Too many parents are finding it necessary to complain that they had been informed, by the primary school, that their child had reached one level but then told, by the secondary, that the pupil was now working at a lower level. Another frequent complaint is that pupils in S1 are being asked to learn knowledge and skills which they already acquired in the primary classroom. In a recent letter to a newspaper, one parent asked why her daughter had to do a project on dinosaurs in S1 when she had completed a very similar one in P6.

Some research states that as much as nine months of education is lost, because of the repetition and disruption in learning which takes place after the completion of P7.

Although most pupils seem to settle well, initially, in their secondary schools, their expectations, over a longer period, are not always realised and some pupils become disaffected by the end of S1.

The muddle of our education system arises from the decision to forego a detailed national curriculum, like that used in England, Japan and Singapore, in which outcomes and experiences are clearly spelled out for all pupils to follow.

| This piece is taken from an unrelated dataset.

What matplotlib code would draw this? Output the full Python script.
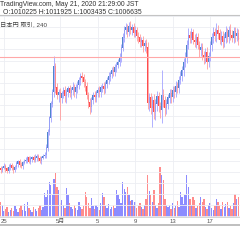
import matplotlib
matplotlib.use("Agg")
import matplotlib.pyplot as plt
from matplotlib.lines import Line2D

plt.rcParams['font.family'] = ['Liberation Sans', 'Noto Sans CJK JP']

# BTC/JPY 4h candles, prices in thousands of yen
first_open = 806
close = [803, 807, 810, 805, 801, 808, 812, 807, 803,
         808, 814, 818, 812, 810, 816, 819,
         821, 825, 818, 823, 826, 821, 825, 828, 823, 819, 825, 828, 830,
         843, 871, 897, 922, 943, 990,
         951, 938, 943, 933, 940, 947, 936, 943, 949, 942, 947, 952, 943, 951, 956, 965, 972, 969, 961, 954,
         938, 924, 916, 929, 938, 934,
         942, 947, 943, 951, 954, 949, 958, 965, 971, 976, 983, 979, 988, 992, 997,
         1005, 1023, 1041, 1055, 1059, 1052, 1062, 1055, 1060, 1050, 1055, 1044, 1041, 1033, 1037, 1026, 1030, 1023,
         924,
         933, 915, 929, 907, 922, 936, 918, 911, 938, 929,
         915, 922, 933, 940, 934, 947, 943, 954, 951, 965, 972, 983, 997,
         1005, 1028, 1046, 1041, 1050, 1037, 1033, 1041, 1028, 1019, 1023, 1010, 1005, 1015, 997, 1008,
         1028, 1041, 1050, 1044, 1055, 1048, 1037, 1044, 1033, 1041, 1050, 1042, 1055, 1046, 1041, 1052, 1044, 1048, 1037]

wick_hi = [4, 3, 5, 4, 3, 6, 4, 3, 5, 4,
           5, 3, 4, 6, 3, 4, 5, 3, 4, 5,
           3, 4, 6, 3, 4, 5, 3, 4, 5, 6,
           5, 4, 6, 5, 18, 6, 8, 5, 7, 6,
           5, 8, 6, 5, 7, 6, 9, 5, 6, 7,
           6, 5, 8, 6, 5, 7, 6, 8, 5, 6,
           7, 5, 6, 8, 5, 6, 7, 5, 6, 8,
           5, 6, 7, 5, 6, 5, 8, 6, 9, 7,
           8, 6, 7, 9, 6, 8, 7, 6, 8, 7,
           6, 8, 7, 9, 10, 8, 9, 7, 10, 8,
           9, 8, 7, 45, 10, 8, 9, 7, 8, 9,
           7, 8, 9, 7, 8, 9, 8, 7, 10, 9,
           12, 8, 9, 7, 10, 8, 9, 7, 8, 9,
           7, 8, 9, 7, 8, 9, 10, 8, 12, 9,
           8, 10, 9, 8, 12, 9, 8, 10, 9, 8,
           9, 10, 8]
wick_lo = [5, 4, 3, 6, 4, 3, 5, 4, 6, 3,
           4, 5, 3, 4, 6, 3, 4, 5, 3, 4,
           6, 3, 4, 5, 3, 4, 6, 3, 4, 5,
           6, 5, 7, 6, 8, 10, 8, 12, 40, 9,
           8, 10, 12, 9, 8, 11, 9, 8, 10, 9,
           8, 9, 7, 8, 9, 8, 10, 12, 9, 8,
           9, 8, 7, 9, 8, 7, 9, 8, 7, 8,
           7, 8, 6, 7, 8, 6, 7, 8, 6, 7,
           8, 9, 7, 8, 9, 7, 8, 9, 10, 8,
           9, 10, 8, 9, 12, 14, 12, 35, 12, 14,
           12, 10, 14, 23, 12, 14, 12, 10, 9, 11,
           9, 10, 8, 9, 10, 8, 9, 10, 8, 9,
           8, 9, 10, 8, 9, 10, 8, 12, 10, 9,
           11, 10, 12, 9, 8, 10, 9, 8, 10, 9,
           8, 9, 10, 8, 9, 8, 10, 9, 8, 9,
           10, 8, 9]

# volume, in px-like units of the volume pane
volume = [15, 12, 6, 8, 10, 5, 7, 9, 6, 11,
          8, 5, 9, 12, 7, 13, 6, 15, 9, 7,
          5, 10, 8, 6, 9, 12, 7, 10, 24, 20,
          27, 35, 32, 22, 38, 44, 30, 27, 14, 17,
          12, 9, 29, 22, 14, 10, 8, 12, 9, 7,
          15, 10, 8, 11, 25, 20, 14, 9, 19, 11,
          8, 12, 10, 7, 14, 24, 20, 11, 9, 13,
          8, 10, 12, 9, 27, 22, 18, 14, 35, 28,
          25, 30, 22, 16, 17, 12, 15, 9, 11, 14,
          10, 8, 12, 18, 42, 26, 22, 15, 27, 12,
          9, 14, 50, 42, 37, 18, 12, 10, 12, 8,
          14, 9, 11, 16, 10, 25, 20, 13, 22, 42,
          30, 18, 12, 20, 17, 9, 11, 14, 20, 15,
          18, 10, 8, 12, 14, 9, 7, 11, 18, 15,
          12, 8, 15, 10, 13, 15, 9, 11, 8, 14,
          23, 18, 20]

tick_pos = [2, 38, 62, 86, 110, 134]
tick_labels = ['25', '5月', '5', '9', '13', '17']
last_price = 1006.6

opens = [first_open] + close[:-1]
n = len(close)
idx = list(range(n))
up = [c >= o for o, c in zip(opens, close)]

W, H = 240, 240
fig = plt.figure(figsize=(2.4, 2.4), dpi=100)
top_px, bot_px = 15, 217.3
ax = fig.add_axes([0, 1 - bot_px / H, 1, (bot_px - top_px) / H])
ax.set_xlim(-0.51, 153.1)
ax.set_ylim(717.9, 1082)

ax.set_yticks(range(720, 1081, 20))
ax.set_xticks(tick_pos)
ax.set_xticklabels(tick_labels)
ax.tick_params(axis='y', length=0, labelleft=False)
ax.tick_params(axis='x', length=0, pad=1.5, labelsize=4.3, colors='#555555')
ax.grid(True, color='#eceef3', lw=0.6)
ax.set_axisbelow(True)
for s in ['left', 'right']:
    ax.spines[s].set_visible(False)
ax.spines['top'].set_color('#c4c4c4')
ax.spines['top'].set_linewidth(0.8)
ax.spines['bottom'].set_color('#d0d0d0')
ax.spines['bottom'].set_linewidth(0.6)

# volume pane
ax2 = ax.twinx()
ax2.set_ylim(0, bot_px - top_px)
ax2.axis('off')
ax2.bar(idx, volume, width=0.85,
        color=['#8c8cff' if u else '#ff8c8c' for u in up], linewidth=0)

ax.set_zorder(ax2.get_zorder() + 1)
ax.patch.set_visible(False)

# candles
hi = [max(o, c) + w for o, c, w in zip(opens, close, wick_hi)]
lo = [min(o, c) - w for o, c, w in zip(opens, close, wick_lo)]
ax.vlines(idx, lo, hi, colors=['#a4a4ff' if u else '#ff9c9c' for u in up], lw=0.6)
ax.bar(idx, [abs(c - o) + 0.8 for o, c in zip(opens, close)],
       bottom=[min(o, c) for o, c in zip(opens, close)], width=0.7,
       color=['#4f86cc' if u else '#ff4d4d' for u in up], linewidth=0)
ax.axhline(last_price, color='#ffa8a8', lw=0.8)

# header
fig.text(139 / W, 1 - 5 / H, 'TradingView.com, May 21, 2020 21:29:00 JST',
         ha='right', va='center', fontsize=4.9, color='#333333')
fig.text(142 / W, 1 - 12.5 / H, 'O:1010225 H:1011925 L:1003435 C:1006635',
         ha='right', va='center', fontsize=4.95, color='#333333')
fig.text(0.5 / W, 1 - 24 / H, '日本円 取引, 240',
         ha='left', va='center', fontsize=4.5, color='#444444')
fig.add_artist(Line2D([0, 1], [1 - 225.3 / H] * 2, color='#b4b4b4', lw=1.2))

fig.savefig('out.png', dpi=100)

A detailed national curriculum has many advantages, including better articulation of primary and secondary school courses. In Singapore, for example, regular monitoring indicates that little learning time is lost when pupils move from primary to secondary. Some countries, like Denmark, are even more sensible and avoid a muddle by keeping pupils in the same school from age five to 15.

Scotland’s less prescriptive curriculum provides teachers with much more choice on what to teach, but the downside is that it creates an unsatisfactory muddle in the middle which has yet to be properly resolved.

John Greenlees is a secondary teacher.